■ Data section ■
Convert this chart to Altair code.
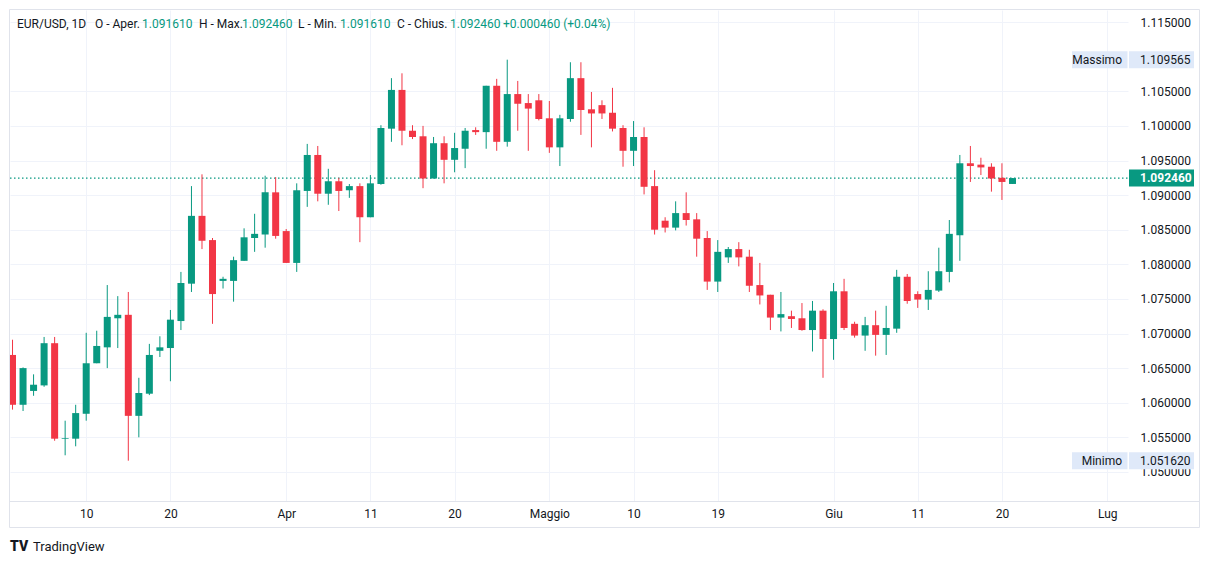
import json
import altair as alt
import pandas as pd

# ---------------- data (EUR/USD daily candles) ----------------
dates = ["2023-03-02", "2023-03-03", "2023-03-05", "2023-03-06", "2023-03-07", "2023-03-08",
         "2023-03-09", "2023-03-10", "2023-03-12", "2023-03-13", "2023-03-14", "2023-03-15",
         "2023-03-16", "2023-03-17", "2023-03-19", "2023-03-20", "2023-03-21", "2023-03-22",
         "2023-03-23", "2023-03-24", "2023-03-26", "2023-03-27", "2023-03-28", "2023-03-29",
         "2023-03-30", "2023-03-31", "2023-04-02", "2023-04-03", "2023-04-04", "2023-04-05",
         "2023-04-06", "2023-04-07", "2023-04-09", "2023-04-10", "2023-04-11", "2023-04-12",
         "2023-04-13", "2023-04-14", "2023-04-16", "2023-04-17", "2023-04-18", "2023-04-19",
         "2023-04-20", "2023-04-21", "2023-04-23", "2023-04-24", "2023-04-25", "2023-04-26",
         "2023-04-27", "2023-04-28", "2023-04-30", "2023-05-01", "2023-05-02", "2023-05-03",
         "2023-05-04", "2023-05-05", "2023-05-07", "2023-05-08", "2023-05-09", "2023-05-10",
         "2023-05-11", "2023-05-12", "2023-05-14", "2023-05-15", "2023-05-16", "2023-05-17",
         "2023-05-18", "2023-05-19", "2023-05-21", "2023-05-22", "2023-05-23", "2023-05-24",
         "2023-05-25", "2023-05-26", "2023-05-28", "2023-05-29", "2023-05-30", "2023-05-31",
         "2023-06-01", "2023-06-02", "2023-06-04", "2023-06-05", "2023-06-06", "2023-06-07",
         "2023-06-08", "2023-06-09", "2023-06-11", "2023-06-12", "2023-06-13", "2023-06-14",
         "2023-06-15", "2023-06-16", "2023-06-18", "2023-06-19", "2023-06-20", "2023-06-21"]

opens = [1.0669, 1.0597, 1.0617, 1.0625, 1.0686, 1.0548, 1.0548, 1.0584, 1.0657, 1.0680,
         1.0722, 1.0727, 1.0581, 1.0613, 1.0675, 1.0679, 1.0718, 1.0772, 1.0870, 1.0835,
         1.0776, 1.0776, 1.0805, 1.0838, 1.0843, 1.0904, 1.0848, 1.0802, 1.0906, 1.0958,
         1.0902, 1.0920, 1.0907, 1.0913, 1.0868, 1.0916, 1.0996, 1.1052, 1.0993, 1.0985,
         1.0924, 1.0975, 1.0951, 1.0967, 1.0994, 1.0991, 1.1058, 1.0977, 1.1046, 1.1033,
         1.1037, 1.1011, 1.0969, 1.1010, 1.1069, 1.1024, 1.1030, 1.1019, 1.0997, 1.0964,
         1.0984, 1.0913, 1.0863, 1.0853, 1.0874, 1.0865, 1.0838, 1.0775, 1.0810, 1.0822,
         1.0811, 1.0770, 1.0756, 1.0723, 1.0725, 1.0722, 1.0705, 1.0733, 1.0692, 1.0761,
         1.0714, 1.0697, 1.0712, 1.0698, 1.0707, 1.0782, 1.0757, 1.0749, 1.0762, 1.0789,
         1.0842, 1.0946, 1.0944, 1.0941, 1.0925, 1.09161]

highs = [1.0691, 1.0651, 1.0641, 1.0695, 1.0695, 1.0574, 1.0597, 1.0701, 1.0704, 1.0770,
         1.0754, 1.0760, 1.0636, 1.0685, 1.0696, 1.0734, 1.0789, 1.0913, 1.0930, 1.0838,
         1.0782, 1.0811, 1.0852, 1.0873, 1.0928, 1.0926, 1.0851, 1.0917, 1.0974, 1.0971,
         1.0938, 1.0925, 1.0916, 1.0917, 1.0929, 1.1001, 1.1069, 1.1076, 1.1001, 1.1000,
         1.0984, 1.0985, 1.0990, 1.0997, 1.0998, 1.1058, 1.1068, 1.10957, 1.1065, 1.1046,
         1.1046, 1.1036, 1.1016, 1.1092, 1.1092, 1.1049, 1.1037, 1.1055, 1.1001, 1.1007,
         1.0998, 1.0936, 1.0868, 1.0891, 1.0904, 1.0874, 1.0848, 1.0835, 1.0825, 1.0832,
         1.0821, 1.0802, 1.0756, 1.0760, 1.0733, 1.0744, 1.0747, 1.0735, 1.0773, 1.0779,
         1.0717, 1.0724, 1.0733, 1.0740, 1.0792, 1.0786, 1.0761, 1.0790, 1.0824, 1.0864,
         1.0958, 1.0971, 1.0954, 1.0946, 1.0946, 1.09246]

lows = [1.0590, 1.0588, 1.0610, 1.0623, 1.0545, 1.0524, 1.0537, 1.0574, 1.0657, 1.0650,
        1.0679, 1.05162, 1.0550, 1.0611, 1.0666, 1.0631, 1.0705, 1.0760, 1.0822, 1.0714,
        1.0765, 1.0746, 1.0805, 1.0818, 1.0824, 1.0837, 1.0802, 1.0789, 1.0883, 1.0891,
        1.0886, 1.0877, 1.0896, 1.0832, 1.0868, 1.0915, 1.0977, 1.0972, 1.0981, 1.0910,
        1.0924, 1.0917, 1.0933, 1.0939, 1.0987, 1.0967, 1.0964, 1.0970, 1.0993, 1.0964,
        1.1008, 1.0961, 1.0942, 1.1006, 1.0987, 1.0969, 1.1010, 1.0992, 1.0941, 1.0942,
        1.0901, 1.0843, 1.0846, 1.0849, 1.0856, 1.0811, 1.0763, 1.0760, 1.0802, 1.0797,
        1.0760, 1.0742, 1.0705, 1.0703, 1.0708, 1.0704, 1.0674, 1.0636, 1.0662, 1.0705,
        1.0694, 1.0675, 1.0668, 1.0669, 1.0701, 1.0743, 1.0737, 1.0734, 1.0760, 1.0774,
        1.0805, 1.0919, 1.0929, 1.0905, 1.0893, 1.09161]

closes = [1.0597, 1.0650, 1.0626, 1.0686, 1.0548, 1.0549, 1.0585, 1.0657, 1.0682, 1.0724,
          1.0727, 1.0581, 1.0614, 1.0669, 1.0680, 1.0720, 1.0773, 1.0870, 1.0834, 1.0757,
          1.0779, 1.0806, 1.0839, 1.0844, 1.0904, 1.0841, 1.0802, 1.0907, 1.0958, 1.0902,
          1.0920, 1.0906, 1.0913, 1.0868, 1.0917, 1.0997, 1.1052, 1.0993, 1.0984, 1.0924,
          1.0975, 1.0951, 1.0968, 1.0993, 1.0991, 1.1058, 1.0977, 1.1046, 1.1032, 1.1025,
          1.1010, 1.0969, 1.1011, 1.1069, 1.1023, 1.1018, 1.1018, 1.0996, 1.0964, 1.0984,
          1.0912, 1.0850, 1.0853, 1.0874, 1.0864, 1.0837, 1.0775, 1.0818, 1.0822, 1.0810,
          1.0769, 1.0755, 1.0723, 1.0728, 1.0721, 1.0705, 1.0733, 1.0692, 1.0761, 1.0708,
          1.0697, 1.0712, 1.0698, 1.0708, 1.0782, 1.0747, 1.0749, 1.0763, 1.0790, 1.0844,
          1.0946, 1.0942, 1.0940, 1.0924, 1.0919, 1.09246]

# time-axis labels (bar index -> label)
tick_idx = [7, 15, 26, 34, 42, 51, 59, 67, 78, 86, 94, 104]
tick_lbl = ["10", "20", "Apr", "11", "20", "Maggio", "10", "19", "Giu", "11", "20", "Lug"]

# price-axis labels (1.110000 is hidden behind the "Massimo" badge in the original)
price_ticks = [1.050, 1.055, 1.060, 1.065, 1.070, 1.075, 1.080, 1.085, 1.090,
               1.095, 1.100, 1.105, 1.115]

last_price = 1.09246
max_price = 1.109565
min_price = 1.05162

header_parts = ["EUR/USD, 1D", "O - Aper.", "1.091610", "H - Max.", "1.092460",
                "L - Min.", "1.091610", "C - Chius.", "1.092460", "+0.000460 (+0.04%)"]
header_is_value = [False, False, True, False, True, False, True, False, True, True]

# ---------------- styling / layout ----------------
GREEN = "#089981"
RED = "#F23645"
GRID = "#f0f3fa"
FRAME = "#e0e3eb"
TEXT = "#131722"
BOXBLUE = "#dfe9f9"
FONT = "Roboto"
W, H = 1118, 491
header_x = [7, 85, 132, 189, 232, 288, 330, 387, 440, 493]

df = pd.DataFrame({"date": dates, "open": opens, "high": highs, "low": lows, "close": closes})
df["i"] = range(len(df))
df["dir"] = ["up" if c >= o else "down" for o, c in zip(opens, closes)]

x_scale = alt.Scale(domain=[0.2354, 105.5], nice=False, zero=False)
y_scale = alt.Scale(domain=[1.045795, 1.116749], nice=False, zero=False)

label_expr = "{}[indexof({}, datum.value)]".format(
    json.dumps(tick_lbl).replace('"', "'"), json.dumps(tick_idx))

ax_x = alt.Axis(values=tick_idx, labelExpr=label_expr, title=None, grid=True, gridColor=GRID,
                gridWidth=1, ticks=False, domain=False, labelColor=TEXT, labelFontSize=12,
                labelFont=FONT, labelPadding=7, labelFlush=False, labelOverlap=False)
ax_y = alt.Axis(orient="right", values=price_ticks, format=".6f", title=None, grid=True,
                gridColor=GRID, gridWidth=1, ticks=False, domain=False, labelColor=TEXT,
                labelFontSize=12, labelFont=FONT, labelPadding=12, labelOverlap=False,
                labelFlush=False)

color = alt.Color("dir:N", scale=alt.Scale(domain=["up", "down"], range=[GREEN, RED]), legend=None)

base = alt.Chart(df)

wicks = base.mark_rule(strokeWidth=1, clip=True).encode(
    x=alt.X("i:Q", scale=x_scale, axis=ax_x),
    y=alt.Y("low:Q", scale=y_scale, axis=ax_y),
    y2="high:Q",
    color=color,
)
bodies = base.mark_bar(size=7, clip=True).encode(
    x=alt.X("i:Q", scale=x_scale, axis=ax_x),
    y=alt.Y("open:Q", scale=y_scale, axis=ax_y),
    y2="close:Q",
    color=color,
)

# frame and time-axis separator
frame = alt.Chart(pd.DataFrame({"k": [0]})).mark_rect(
    fillOpacity=0, stroke=FRAME, strokeWidth=1).encode(
    x=alt.value(-0.5), x2=alt.value(1189.5), y=alt.value(-0.5), y2=alt.value(517.5))
sep = alt.Chart(pd.DataFrame({"k": [0]})).mark_rule(color=FRAME, strokeWidth=1).encode(
    x=alt.value(0), x2=alt.value(1189.5), y=alt.value(491.5))

lp = pd.DataFrame({"p": [last_price], "t": ["1.092460"]})
price_line = alt.Chart(lp).mark_rule(color=GREEN, strokeDash=[1.5, 2.5], strokeWidth=1.3).encode(
    y=alt.Y("p:Q", scale=y_scale, axis=ax_y), x=alt.value(0), x2=alt.value(W))
price_box = alt.Chart(lp).mark_rule(color=GREEN, strokeWidth=17, strokeCap="butt").encode(
    y=alt.Y("p:Q", scale=y_scale, axis=ax_y), x=alt.value(1119), x2=alt.value(1184))
price_txt = alt.Chart(lp).mark_text(align="left", baseline="middle", color="white",
                                    fontWeight="bold", fontSize=12, font=FONT).encode(
    y=alt.Y("p:Q", scale=y_scale, axis=ax_y), x=alt.value(1130), text="t:N")

ext = pd.DataFrame({"p": [max_price, min_price], "name": ["Massimo", "Minimo"],
                    "t": ["1.109565", "1.051620"]})
ext_lbl_box = alt.Chart(ext).mark_rule(color=BOXBLUE, strokeWidth=17, strokeCap="butt").encode(
    y=alt.Y("p:Q", scale=y_scale, axis=ax_y), x=alt.value(1062), x2=alt.value(1117.5))
ext_val_box = alt.Chart(ext).mark_rule(color=BOXBLUE, strokeWidth=17, strokeCap="butt").encode(
    y=alt.Y("p:Q", scale=y_scale, axis=ax_y), x=alt.value(1119), x2=alt.value(1184))
ext_lbl_txt = alt.Chart(ext).mark_text(align="right", baseline="middle", color=TEXT,
                                       fontSize=12, font=FONT).encode(
    y=alt.Y("p:Q", scale=y_scale, axis=ax_y), x=alt.value(1112), text="name:N")
ext_val_txt = alt.Chart(ext).mark_text(align="left", baseline="middle", color=TEXT,
                                       fontSize=12, font=FONT).encode(
    y=alt.Y("p:Q", scale=y_scale, axis=ax_y), x=alt.value(1130), text="t:N")

header_layers = []
for txt, is_val, hx in zip(header_parts, header_is_value, header_x):
    header_layers.append(
        alt.Chart(pd.DataFrame({"t": [txt]})).mark_text(
            align="left", baseline="middle", fontSize=12, font=FONT,
            color=GREEN if is_val else TEXT).encode(
            x=alt.value(hx), y=alt.value(14), text="t:N"))

logo = alt.Chart(pd.DataFrame({"t": ["TV"]})).mark_text(
    align="left", baseline="middle", fontSize=14, font=FONT, fontWeight=900, color=TEXT).encode(
    x=alt.value(0), y=alt.value(537), text="t:N")
brand = alt.Chart(pd.DataFrame({"t": ["TradingView"]})).mark_text(
    align="left", baseline="middle", fontSize=13, font=FONT, color=TEXT).encode(
    x=alt.value(23), y=alt.value(537), text="t:N")

chart = alt.layer(
    frame, sep, price_line, wicks, bodies, price_box, price_txt,
    ext_lbl_box, ext_val_box, ext_lbl_txt, ext_val_txt, *header_layers, logo, brand,
).properties(
    width=W, height=H,
    padding={"left": 2, "top": 2, "right": 73, "bottom": 53},
    autosize=alt.AutoSizeParams(type="none"),
    background="white",
).configure_view(strokeWidth=0)

chart.save("out.html", embed_options={"renderer": "svg", "actions": False})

■ Objective ■
Return only the lines running from the top of the data to the line that holds "import pandas as pd". Include both of those lines, but skip the pictures.

■ Result below ■
Convert this chart to Altair code.
import json
import altair as alt
import pandas as pd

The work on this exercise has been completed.